映画『エベレスト 3D』予告 - YouTube

「タイタニック」では客船沈没後、冷たい海に乗客たちが投げ出されます。グリルス氏は真冬の水中では指すらもまともに動かせなくなると危険性を指摘。このサバイバルについては現実的だと評価したものの、実際にはあれほど冷たい水の中にいた2人が満足に会話することはできず、おそらくローズも生き残ることは難しかっただろうと語っています。

「タイタニック」予告編 - YouTube

「クロコダイル・ダンディー」では、無警戒に水筒に水をくもうとしたスーが、隠れていたワニに襲われかけました。実際にジャングルでワニと出会ったグリルス氏によれば、ワニの皮はとても硬くてナイフがなかなか通らず、石で柄を殴ってなんとか突き刺したほどだったとのこと。それでも、クロコダイル・ダンディーことミックがナイフを突き立てた位置は的確だったとのころで、サバイバル評価では「現実的」となっています。

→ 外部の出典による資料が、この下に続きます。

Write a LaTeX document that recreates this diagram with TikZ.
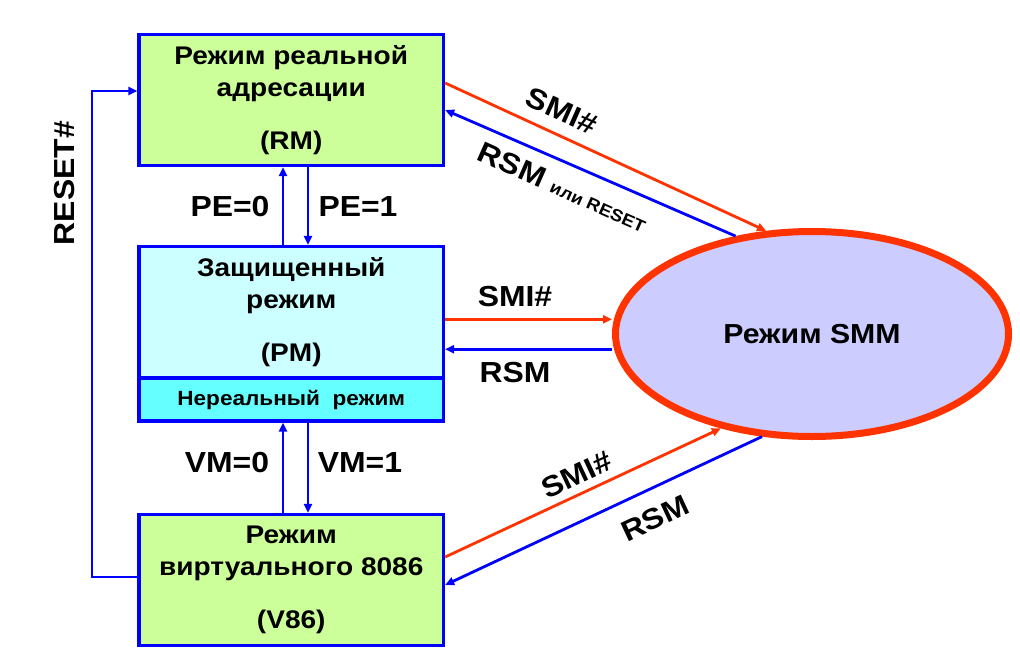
\documentclass[tikz,border=0pt]{standalone}
\usepackage{fontspec}
\setmainfont{Liberation Sans}[FakeStretch=1.1]
\usetikzlibrary{arrows.meta,shapes.geometric}

\definecolor{modeblue}{HTML}{0000FF}
\definecolor{smired}{HTML}{FF3300}
\definecolor{rmgreen}{HTML}{CCFF99}
\definecolor{pmcyan}{HTML}{CCFFFF}
\definecolor{unrealcyan}{HTML}{66FFFF}
\definecolor{smmlilac}{HTML}{CCCCFF}

\tikzset{
  modebox/.style={draw=modeblue, line width=3.3pt, inner sep=0pt,
    minimum width=304.5pt, minimum height=131pt, align=center,
    font=\fontsize{25.5}{32}\selectfont\bfseries},
  sig/.style={font=\fontsize{29}{29}\selectfont\bfseries},
  smiarrow/.style={->, draw=smired, line width=2.8pt},
  rsmarrow/.style={->, draw=modeblue, line width=2.8pt}
}

\begin{document}
\begin{tikzpicture}
  [x = 1pt, y = -1pt, >={Triangle[length=9pt,width=8pt]}]
    \useasboundingbox (0,0) rectangle (1020,648);

    \node[modebox, fill=rmgreen] (rm) at (291.25,100) {Режим реальной\\адресации\\[21pt](RM)};
    \node[modebox, fill=pmcyan, minimum height=131.5pt] (pm) at (291.25,312.25) {Защищенный\\режим\\[21pt](PM)};
    \node[modebox, fill=unrealcyan, minimum height=43pt,
      font=\fontsize{20.5}{20.5}\selectfont\bfseries] (unreal) at (291.25,399.5) {Нереальный\ \ режим};
    \node[modebox, fill=rmgreen] (v86) at (291.25,580) {Режим\\виртуального 8086\\[21pt](V86)};
    \node[ellipse, draw=smired, line width=7pt, fill=smmlilac, inner sep=0pt,
      minimum width=393pt, minimum height=205pt,
      font=\fontsize{27.5}{27.5}\selectfont\bfseries] (smm) at (812,334) {Режим SMM};

    \draw[rsmarrow] ([xshift=-8.25pt]pm.north) -- ([xshift=-8.25pt]rm.south);
    \draw[rsmarrow] ([xshift=16.75pt]rm.south) -- ([xshift=16.75pt]pm.north);
    \node[sig] (pe0) at (230,207) {PE=0};
    \node[sig] (pe1) at (358,207) {PE=1};

    \draw[rsmarrow] ([xshift=-8.25pt]v86.north) -- ([xshift=-8.25pt]unreal.south);
    \draw[rsmarrow] ([xshift=16.75pt]unreal.south) -- ([xshift=16.75pt]v86.north);
    \node[sig] (vm0) at (227,463) {VM=0};
    \node[sig] (vm1) at (360,463) {VM=1};

    \coordinate (rstop) at (92,91);
    \draw[rsmarrow] ([yshift=3pt]v86.west) -| (rstop) -- (rstop -| rm.west);
    \node[sig, rotate=90] (reset) at (65,183) {RESET\#};

    \draw[smiarrow] ([yshift=17pt]rm.east) -- (smm.114.6);
    \draw[rsmarrow] (smm.128.6) -- ([yshift=-10pt]rm.east);
    \node[sig, rotate=-24] (smitop) at (562,111) {SMI\#};
    \node[sig, rotate=-24] (rsmtop) at (563,187) {RSM {\fontsize{17}{17}\selectfont или RESET}};

    \draw[smiarrow] ([yshift=-7pt]pm.east) -- ([yshift=-7pt]pm.east -| smm.west);
    \draw[rsmarrow] ([yshift=-37pt]pm.east -| smm.west) -- ([yshift=-37pt]pm.east);
    \node[sig] (smimid) at (515,297) {SMI\#};
    \node[sig] (rsmmid) at (515,373) {RSM};

    \draw[smiarrow] ([yshift=23pt]v86.east) -- (smm.226.2);
    \draw[rsmarrow] (smm.244.3) -- ([yshift=-5pt]v86.east);
    \node[sig, rotate=25] (smibot) at (577,475) {SMI\#};
    \node[sig, rotate=25] (rsmbot) at (655,518) {RSM};
  \end{tikzpicture}
\end{document}
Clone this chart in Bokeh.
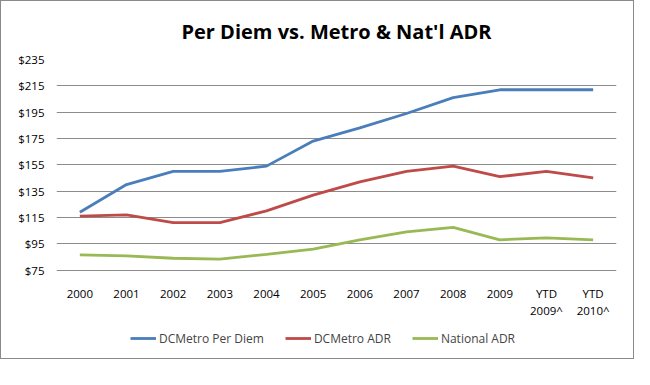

Crocodile Dundee - Trailer - YouTube

「バードボックス」はNetflixオリジナルドラマ。サンドラ・ブロック演じるアーティストのマロリーは、子どもを連れて船で急流を下ろうとするのですが、グリルス氏は「急流に挑むならちゃんとした装備と経験が必要です」と厳しく指摘。もし映像通りに船で急流を下ろうとするのであれば一巻の終わりであり「非現実的」と評価しました。

『BIRD BOX/バード・ボックス』予告編 30秒 - YouTube

「ジ・オフィス」はイギリスで放送されたテレビドラマが、スティーブ・カレル主演でリメイクされたもの。その中に、はいていたズボンを脱いで枝に引っかけて「シェルター」にしたりするサバイバルの話が出てきます。「主人公・マイケルの創意と積極性は素晴らしい」とグリルス氏は褒めましたが、サバイバルに関する知識が致命的に欠落しているため、生き残りとしては「非現実的」という評価になりました。